Hi everyone,
A few points about publishing known factors.
1) I don't see any particular need to make available files in human-
readable format, provided that we provide a specification for the
file, and also binary executables for common platforms for converting
a machine-readable file to human-readbale format. On the other hand,
it could be that "zipping" a human-readable format file provides near-
optimal compression.
2) Since factors are of the form 2kp+1, it is only neccessary to list
p & k. This saves a significant amount of storage (compared with
listing p and 2kp+1) and the proper factor is easily recovered.
3) If the data was held in variable-length records in a format
similar to
p,n,k1,k2,k3...
where n is the number of known factors and k1, k2, k3,... are the
multipliers for each of the known factors in turn, this would save
much duplication compared with the current format (of factor.txt).
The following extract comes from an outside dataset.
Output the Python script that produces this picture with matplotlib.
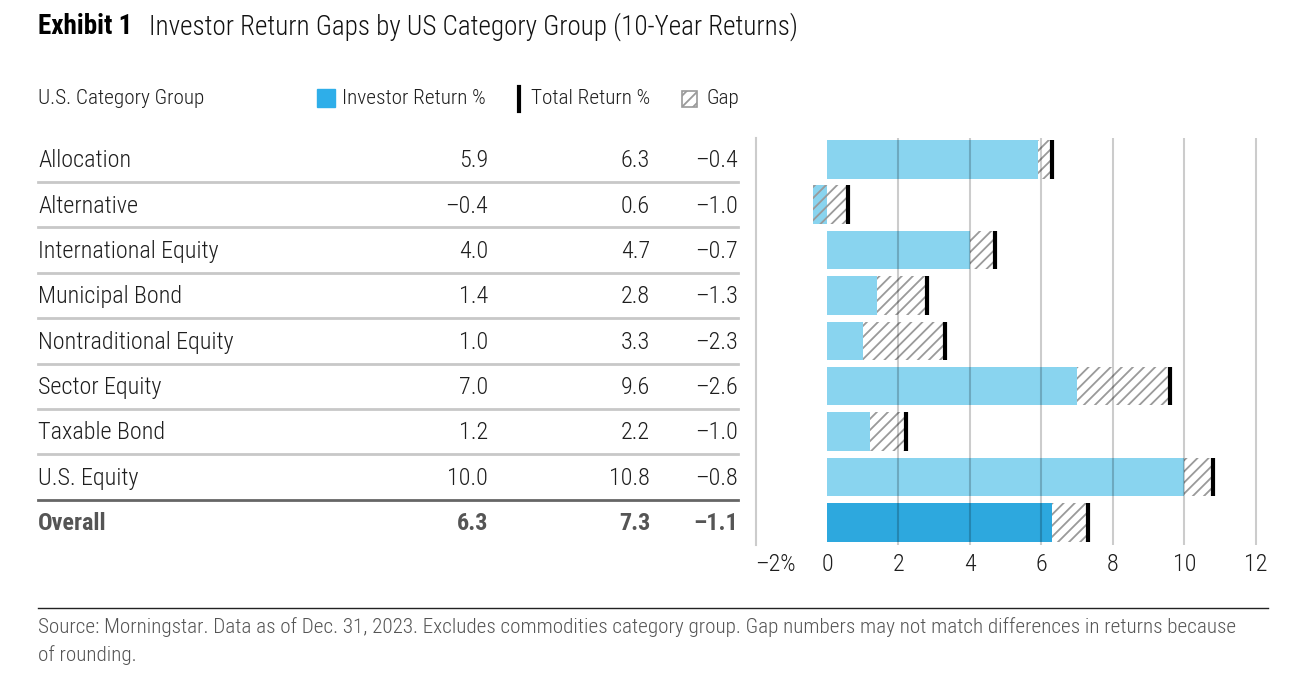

4) For values of p which fit into a (integer) CPU register and
"small" values of k (up to approx. 64K), trial factoring is so fast
that I doubt it would be any faster to search a file than to repeat
the calculation - even if the file is already available locally.
Therefore I suggest that, in order to reduce substantially the size
of the frequently-updated publicly-available known factors file,
"small" values of k are omitted, and a program be provided instead to
generate the data (with binary executables for common platforms).
Perhaps the file should contain a "flag" denoting that factors are
known, but have been omitted for this reason.
We should still have a large master file somewhere, but this need not
be uploaded frequently.
5) Following on from (4), it seems to make sense to record the
highest value of k tested by trial factoring, rather than the maximum
number of bits.
6) PrimeNet trial factoring has moved well into the 10 millions,
however George's factor.zip file contains data only up to 10 million.
I know there is a problem with uploading the large files concerned;
hopefully, the suggestions above will help to reduce the size of the
file, sufficiently to make it feasible to expand the exponent range
to cover (at least) the active Primenet assignments for long enough
for cheap, high-speed Internet connectivity to become widespread.
7) I have several hundred megabytes of disk space available on my ftp
server, which has reasonable Internet access - at least 8 Mbps
connectivity to the Internet core - and would be happy to provide
means for anyone interested to upload factoring data (or anything
else, strictly relevant to Mersenne or closely-related numbers) for
the purpose of making it publicly available.